The embolization was performed on 4 branches off the replaced right hepatic artery and an artery to segment 4 originating from the gastrohepatic trunk. A large communicating branch between the gastroduodenal artery and intrahepatic vessels was coil embolized to prevent nontarget embolization. Minimal vascular supply to the lesion was identified from the gastroduodenal and left hepatic artery and no supply was identified from the right gastric artery.

The embolization was assessed using postembolization angiography showing significantly reduced tumor vascularity.

The patient returned for a CT scan 1-month postprocedure to evaluate tumoral response. After receiving the bland embolization, the large central liver mass decreased from a density of 45 Hounsfield units to a smaller mass measuring 15 Hounsfield units with a core of necrosis. Enhancing tissue is identified along both the anterolateral and posterior aspect of the mass surrounding the necrotic remnant of the treated tumor (Fig. 3). The enhancement pattern is similar to the tumor pretreatment likely indicating the remnant viable tissue is adenomatous likely supplied by extrahepatic vessels. Overall the bland embolization of the HA was successful in reducing the mass to 10-15% of viable remnant tissue volume after treatment.

Fig. 3

Magnetic imaging before treatment via embolization (A) and 1 month after treatment (B). Compared to the initial MRI, the post-treatment shows an overall reduction in size of the lesion in addition to a central necrotic core.

Discussion

The article presented illustrates the elected management of an asymptomatic, massive HA. AE was selected as an initial treatment strategy due to the central location of the mass in close proximity to important vasculature. This location meant surgical resection would not be an initial option. The embolization was successful on follow up CT, both reducing the size and density of the HA.

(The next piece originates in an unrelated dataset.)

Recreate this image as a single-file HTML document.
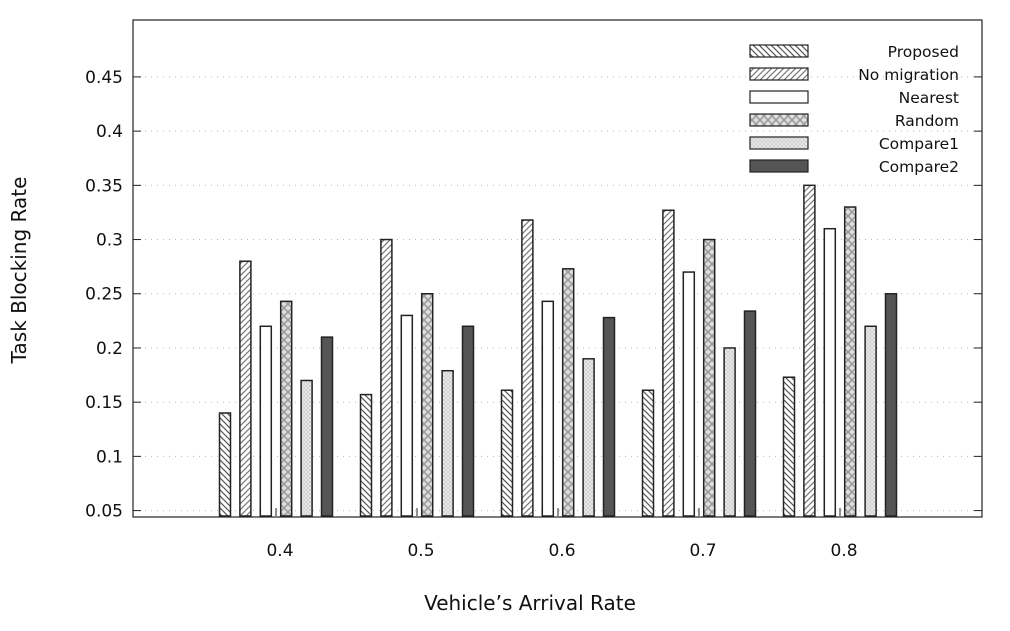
<!DOCTYPE html>
<html><head><meta charset="utf-8"><style>
body{margin:0;background:#fff;}
svg text{font-family:"DejaVu Sans","Liberation Sans",sans-serif;fill:#111;}
</style></head><body>
<svg id="c" width="1010" height="626">
<defs>
<pattern id="p0" width="6" height="6" patternUnits="userSpaceOnUse"><rect width="6" height="6" fill="#fff"/><path d="M-1,-1 L7,7 M-1,5 L1,7 M5,-1 L7,1" stroke="#555" stroke-width="1.2"/></pattern>
<pattern id="p1" width="6" height="6" patternUnits="userSpaceOnUse"><rect width="6" height="6" fill="#fff"/><path d="M-1,7 L7,-1 M-1,1 L1,-1 M5,7 L7,5" stroke="#777" stroke-width="1.2"/></pattern>
<pattern id="p3" width="8" height="8" patternUnits="userSpaceOnUse"><rect width="8" height="8" fill="#ddd"/><path d="M0,0 L8,8 M0,8 L8,0" stroke="#999" stroke-width="1.5"/></pattern>
<pattern id="p4" width="4" height="4" patternUnits="userSpaceOnUse"><rect width="4" height="4" fill="#eee"/><path d="M0,0 L4,4 M0,4 L4,0" stroke="#ccc" stroke-width="0.8"/></pattern>
</defs>
<g id="grid"></g>
<g id="bars"></g>
<rect x="133" y="20" width="849" height="497" fill="none" stroke="#222" stroke-width="1.2"/>
<g id="axes"></g>
<g id="legend"></g>
<text x="530" y="610" font-size="20" text-anchor="middle">Vehicle’s Arrival Rate</text>
<text transform="translate(26,270) rotate(-90)" font-size="20" text-anchor="middle">Task Blocking Rate</text>
</svg>
<script>
const categories=["0.4","0.5","0.6","0.7","0.8"];
const catValues=[0.4,0.5,0.6,0.7,0.8];
const seriesNames=["Proposed","No migration","Nearest","Random","Compare1","Compare2"];
const proposed=[0.14,0.157,0.161,0.161,0.173];
const noMigration=[0.28,0.30,0.318,0.327,0.35];
const nearest=[0.22,0.23,0.243,0.27,0.31];
const random=[0.243,0.25,0.273,0.30,0.33];
const compare1=[0.17,0.179,0.19,0.20,0.22];
const compare2=[0.21,0.22,0.228,0.234,0.25];
const yTicks=[0.05,0.1,0.15,0.2,0.25,0.3,0.35,0.4,0.45];
const yTickLabels=["0.05","0.1","0.15","0.2","0.25","0.3","0.35","0.4","0.45"];
const series=[proposed,noMigration,nearest,random,compare1,compare2];
const fills=["url(#p0)","url(#p1)","#fff","url(#p3)","url(#p4)","#555"];
const NS="http://www.w3.org/2000/svg";
const x=v=>135+(v-0.3)/0.6*846;
const y=v=>516-(v-0.045)/0.4575*496;
function mk(tag,attrs,parent){const e=document.createElementNS(NS,tag);for(const k in attrs)e.setAttribute(k,attrs[k]);document.getElementById(parent).appendChild(e);return e;}
yTicks.forEach((t,i)=>{
  const g=mk('line',{x1:133,x2:982,y1:y(t),y2:y(t),stroke:'#bbb','stroke-dasharray':'1,5'},'grid');
  
  
  const tk=mk('line',{x1:133,x2:141,y1:y(t),y2:y(t),stroke:'#222'},'axes');
  
  
  const tk2=mk('line',{x1:974,x2:982,y1:y(t),y2:y(t),stroke:'#222'},'axes');
  
  
  const tx=mk('text',{x:123,y:y(t)+6,'font-size':17,'text-anchor':'end'},'axes');
  tx.textContent=yTickLabels[i];
  
  
});
const bw=11,step=20.4;
categories.forEach((c,ci)=>{
  const cx=x(catValues[ci]);
  const tx=mk('text',{x:cx+4,y:556,'font-size':17,'text-anchor':'middle'},'axes');
  tx.textContent=c;
  
  
  const tk=mk('line',{x1:cx,x2:cx,y1:516,y2:508,stroke:'#222'},'axes');
  
  
  series.forEach((s,si)=>{
    const bc=cx+(si-2.5)*step;
    const r=mk('rect',{x:bc-bw/2,y:y(s[ci]),width:bw,height:516-y(s[ci]),fill:fills[si],stroke:'#222','stroke-width':1.5},'bars');
    
    
  });
});
seriesNames.forEach((n,i)=>{
  const yy=51+i*23;
  const r=mk('rect',{x:750,y:yy-6,width:58,height:12,fill:fills[i],stroke:'#222','stroke-width':1.2},'legend');
  
  
  const t=mk('text',{x:959,y:yy+6,'font-size':15.5,'text-anchor':'end'},'legend');
  t.textContent=n;
  
  
});
</script>
</body></html>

Due to the increasing use of diagnostic imaging and use of birth control by females of reproductive age, more benign liver masses, including HAs, are being diagnosed in the United States [9]. Surgical resection is not an option for many of these lesions due to the complex anatomy of the liver. This makes the evaluation of other treatment options such as AE of absolute importance. Additionally, while the low morbidity (9%) and minimal mortality of a minor liver resection seem favorable, individual patient presentations including comorbid conditions and surgical complications such as prolonged surgery time and incomplete resections can increase unfavorable outcomes [10]. Using AE as an approach to minimize surgical complications by making the tumor more approachable would be a useful tool for physicians when providing initial evaluation of an HA. Complications associated with AE are reported at 8% and include postembolization syndrome and temporary renal failure [5]. A major liver resection has an associated complication rate up to 43%, mostly due to postoperative hepatic dysfunction [11]. This discrepancy in complication rates makes the consideration of AE crucial since the AE approach to small lesions can lead to complete resolution and the avoidance of liver surgery in entirety [5]. As a result of the reduction in size due to the AE performed in this case study, the patient underwent a successful resection 9 months following the initial treatment.

In conclusion, AE is an indicated initial treatment for large adenomas in cases where surgical resection is not an option or as a perioperative tool to improve the surgical approach. In this case, the treatment resulted in a reduction in density and size of the HA. This case presents support for a conservative initial approach in the management of large hepatic adenomas that are not initial candidates for resection. The treatment has been shown to reduce the size of HA which could provide the patient the option of having a surgical resection in the future. The conclusions provided by the study should be validated with a larger, comparative study.